(Source records)
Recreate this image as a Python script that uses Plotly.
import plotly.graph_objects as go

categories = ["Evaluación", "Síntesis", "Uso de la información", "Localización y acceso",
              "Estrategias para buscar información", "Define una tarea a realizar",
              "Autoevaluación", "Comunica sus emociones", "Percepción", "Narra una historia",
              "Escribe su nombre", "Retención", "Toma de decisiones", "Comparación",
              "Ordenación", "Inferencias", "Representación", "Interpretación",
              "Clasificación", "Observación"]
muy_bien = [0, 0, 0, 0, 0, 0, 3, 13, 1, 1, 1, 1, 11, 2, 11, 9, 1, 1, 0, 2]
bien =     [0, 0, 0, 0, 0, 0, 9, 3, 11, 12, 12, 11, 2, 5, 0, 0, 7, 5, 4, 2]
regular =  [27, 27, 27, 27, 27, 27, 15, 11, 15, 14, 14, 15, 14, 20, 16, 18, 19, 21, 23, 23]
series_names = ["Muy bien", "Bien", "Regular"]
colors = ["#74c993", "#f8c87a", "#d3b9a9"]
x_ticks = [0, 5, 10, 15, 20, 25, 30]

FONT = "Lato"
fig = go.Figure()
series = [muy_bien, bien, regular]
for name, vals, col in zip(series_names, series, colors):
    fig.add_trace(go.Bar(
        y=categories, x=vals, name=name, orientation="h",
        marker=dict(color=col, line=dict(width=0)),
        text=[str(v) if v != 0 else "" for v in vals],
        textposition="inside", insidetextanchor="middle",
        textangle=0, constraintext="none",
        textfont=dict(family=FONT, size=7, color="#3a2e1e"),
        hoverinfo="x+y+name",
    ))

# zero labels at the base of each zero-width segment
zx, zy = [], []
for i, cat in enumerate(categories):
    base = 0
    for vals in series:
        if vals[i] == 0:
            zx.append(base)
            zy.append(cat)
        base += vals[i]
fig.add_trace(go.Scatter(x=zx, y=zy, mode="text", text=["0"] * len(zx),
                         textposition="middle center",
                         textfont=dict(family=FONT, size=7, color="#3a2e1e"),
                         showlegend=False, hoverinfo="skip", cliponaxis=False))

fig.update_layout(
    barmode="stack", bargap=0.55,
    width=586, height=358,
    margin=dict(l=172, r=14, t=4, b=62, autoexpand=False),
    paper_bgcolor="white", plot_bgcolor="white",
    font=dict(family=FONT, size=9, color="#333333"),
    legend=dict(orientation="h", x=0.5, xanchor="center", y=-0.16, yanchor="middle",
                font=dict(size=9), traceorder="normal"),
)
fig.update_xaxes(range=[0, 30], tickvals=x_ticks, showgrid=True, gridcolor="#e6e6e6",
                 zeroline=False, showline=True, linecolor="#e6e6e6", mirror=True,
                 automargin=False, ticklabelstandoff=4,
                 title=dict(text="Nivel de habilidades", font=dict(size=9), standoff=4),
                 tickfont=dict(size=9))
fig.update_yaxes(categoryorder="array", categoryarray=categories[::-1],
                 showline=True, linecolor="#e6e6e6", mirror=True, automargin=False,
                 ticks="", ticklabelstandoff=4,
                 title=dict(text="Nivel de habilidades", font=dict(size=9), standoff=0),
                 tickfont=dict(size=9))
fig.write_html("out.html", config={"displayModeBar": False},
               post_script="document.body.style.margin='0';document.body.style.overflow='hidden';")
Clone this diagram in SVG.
...
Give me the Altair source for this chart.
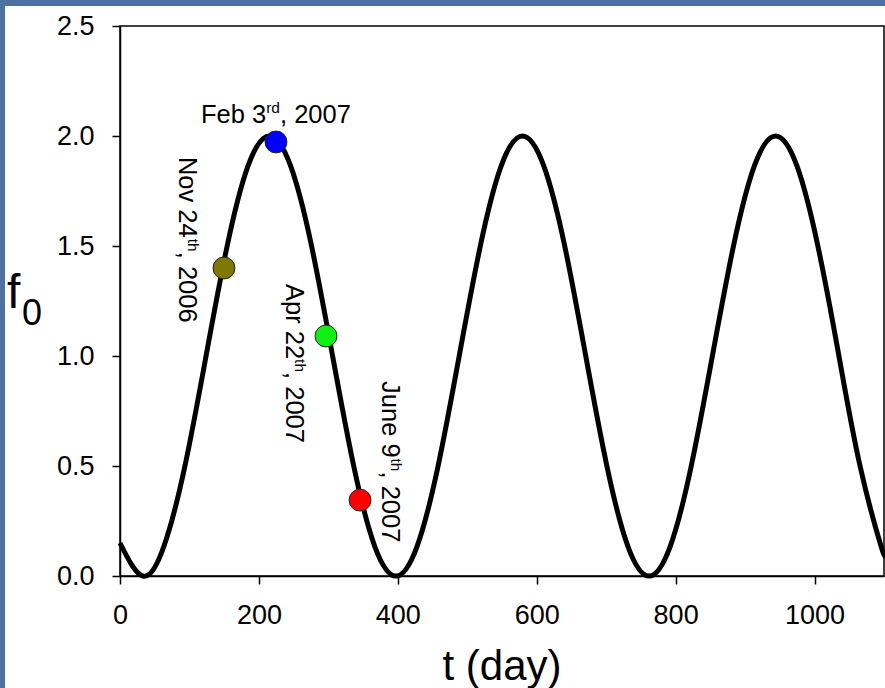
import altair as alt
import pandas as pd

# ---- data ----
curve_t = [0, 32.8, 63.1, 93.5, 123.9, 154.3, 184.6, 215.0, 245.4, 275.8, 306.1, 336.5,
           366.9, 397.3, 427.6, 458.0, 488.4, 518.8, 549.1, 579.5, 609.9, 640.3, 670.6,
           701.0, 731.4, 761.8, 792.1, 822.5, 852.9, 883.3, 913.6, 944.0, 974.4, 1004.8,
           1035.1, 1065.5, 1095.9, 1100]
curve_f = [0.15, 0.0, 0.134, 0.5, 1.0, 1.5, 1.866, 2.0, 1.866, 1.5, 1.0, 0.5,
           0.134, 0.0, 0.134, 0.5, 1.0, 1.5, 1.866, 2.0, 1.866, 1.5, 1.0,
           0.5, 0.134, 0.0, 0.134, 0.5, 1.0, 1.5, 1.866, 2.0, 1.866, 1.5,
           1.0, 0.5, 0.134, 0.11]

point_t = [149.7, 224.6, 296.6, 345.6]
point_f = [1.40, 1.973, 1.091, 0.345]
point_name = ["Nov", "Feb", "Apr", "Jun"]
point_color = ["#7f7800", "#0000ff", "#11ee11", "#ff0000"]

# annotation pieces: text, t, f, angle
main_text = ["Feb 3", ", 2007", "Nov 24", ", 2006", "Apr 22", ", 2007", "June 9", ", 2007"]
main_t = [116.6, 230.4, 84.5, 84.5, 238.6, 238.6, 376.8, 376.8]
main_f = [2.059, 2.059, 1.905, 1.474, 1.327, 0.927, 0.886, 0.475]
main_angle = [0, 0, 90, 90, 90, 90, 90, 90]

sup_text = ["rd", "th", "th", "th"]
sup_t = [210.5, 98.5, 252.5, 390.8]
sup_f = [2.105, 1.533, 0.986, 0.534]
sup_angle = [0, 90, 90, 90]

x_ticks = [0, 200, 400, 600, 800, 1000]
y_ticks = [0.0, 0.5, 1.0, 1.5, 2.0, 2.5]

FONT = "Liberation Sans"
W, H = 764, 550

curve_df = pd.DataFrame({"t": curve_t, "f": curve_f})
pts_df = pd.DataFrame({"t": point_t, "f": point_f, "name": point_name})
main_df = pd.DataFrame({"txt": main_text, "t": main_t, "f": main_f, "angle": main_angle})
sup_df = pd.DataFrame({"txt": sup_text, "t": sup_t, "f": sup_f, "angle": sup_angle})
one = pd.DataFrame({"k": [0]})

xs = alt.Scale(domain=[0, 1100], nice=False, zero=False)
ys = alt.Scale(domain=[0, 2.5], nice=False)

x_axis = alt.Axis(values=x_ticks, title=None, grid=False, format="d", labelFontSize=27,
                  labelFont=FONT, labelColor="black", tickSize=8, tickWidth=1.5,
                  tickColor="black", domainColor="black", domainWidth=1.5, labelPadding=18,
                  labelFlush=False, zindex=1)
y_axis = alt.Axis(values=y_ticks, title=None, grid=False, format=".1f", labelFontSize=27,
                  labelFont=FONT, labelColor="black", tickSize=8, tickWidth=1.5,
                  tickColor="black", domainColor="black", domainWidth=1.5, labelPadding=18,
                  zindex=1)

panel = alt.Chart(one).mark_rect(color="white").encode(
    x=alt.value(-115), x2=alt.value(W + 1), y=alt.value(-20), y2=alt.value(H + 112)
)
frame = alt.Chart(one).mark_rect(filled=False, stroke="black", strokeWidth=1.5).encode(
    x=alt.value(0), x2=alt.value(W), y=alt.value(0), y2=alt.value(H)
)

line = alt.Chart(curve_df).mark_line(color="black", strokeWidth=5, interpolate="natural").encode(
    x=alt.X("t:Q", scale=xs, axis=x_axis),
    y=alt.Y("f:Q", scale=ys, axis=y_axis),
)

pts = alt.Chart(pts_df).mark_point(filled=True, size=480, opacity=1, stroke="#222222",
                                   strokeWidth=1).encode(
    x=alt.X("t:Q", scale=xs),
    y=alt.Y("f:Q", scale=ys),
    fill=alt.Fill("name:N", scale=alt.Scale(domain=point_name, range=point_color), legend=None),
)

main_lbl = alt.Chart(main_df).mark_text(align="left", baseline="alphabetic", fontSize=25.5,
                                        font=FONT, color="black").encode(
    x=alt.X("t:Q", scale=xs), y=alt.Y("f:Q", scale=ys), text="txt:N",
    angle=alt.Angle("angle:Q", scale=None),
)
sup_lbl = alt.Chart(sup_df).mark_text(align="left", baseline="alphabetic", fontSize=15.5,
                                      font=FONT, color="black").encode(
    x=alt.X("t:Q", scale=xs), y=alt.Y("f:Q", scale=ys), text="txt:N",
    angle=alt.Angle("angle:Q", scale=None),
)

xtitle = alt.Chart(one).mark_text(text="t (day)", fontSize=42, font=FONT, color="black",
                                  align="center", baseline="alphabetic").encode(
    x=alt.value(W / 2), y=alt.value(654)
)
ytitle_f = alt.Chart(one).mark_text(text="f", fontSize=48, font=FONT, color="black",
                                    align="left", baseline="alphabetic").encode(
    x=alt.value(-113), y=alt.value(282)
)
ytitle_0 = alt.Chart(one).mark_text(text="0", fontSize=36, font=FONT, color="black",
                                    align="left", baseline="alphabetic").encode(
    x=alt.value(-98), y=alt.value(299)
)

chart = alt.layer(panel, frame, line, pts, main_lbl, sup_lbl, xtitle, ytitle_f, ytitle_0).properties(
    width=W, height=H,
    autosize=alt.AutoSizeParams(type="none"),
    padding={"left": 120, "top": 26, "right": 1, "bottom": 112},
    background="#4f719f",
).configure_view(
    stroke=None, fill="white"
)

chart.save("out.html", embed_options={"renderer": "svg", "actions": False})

▸ REQUIREMENTS
Using the data above, copy each line that contains "this".

▸ FINISHED ANSWER
Recreate this image as a Python script that uses Plotly.
Clone this diagram in SVG.
Give me the Altair source for this chart.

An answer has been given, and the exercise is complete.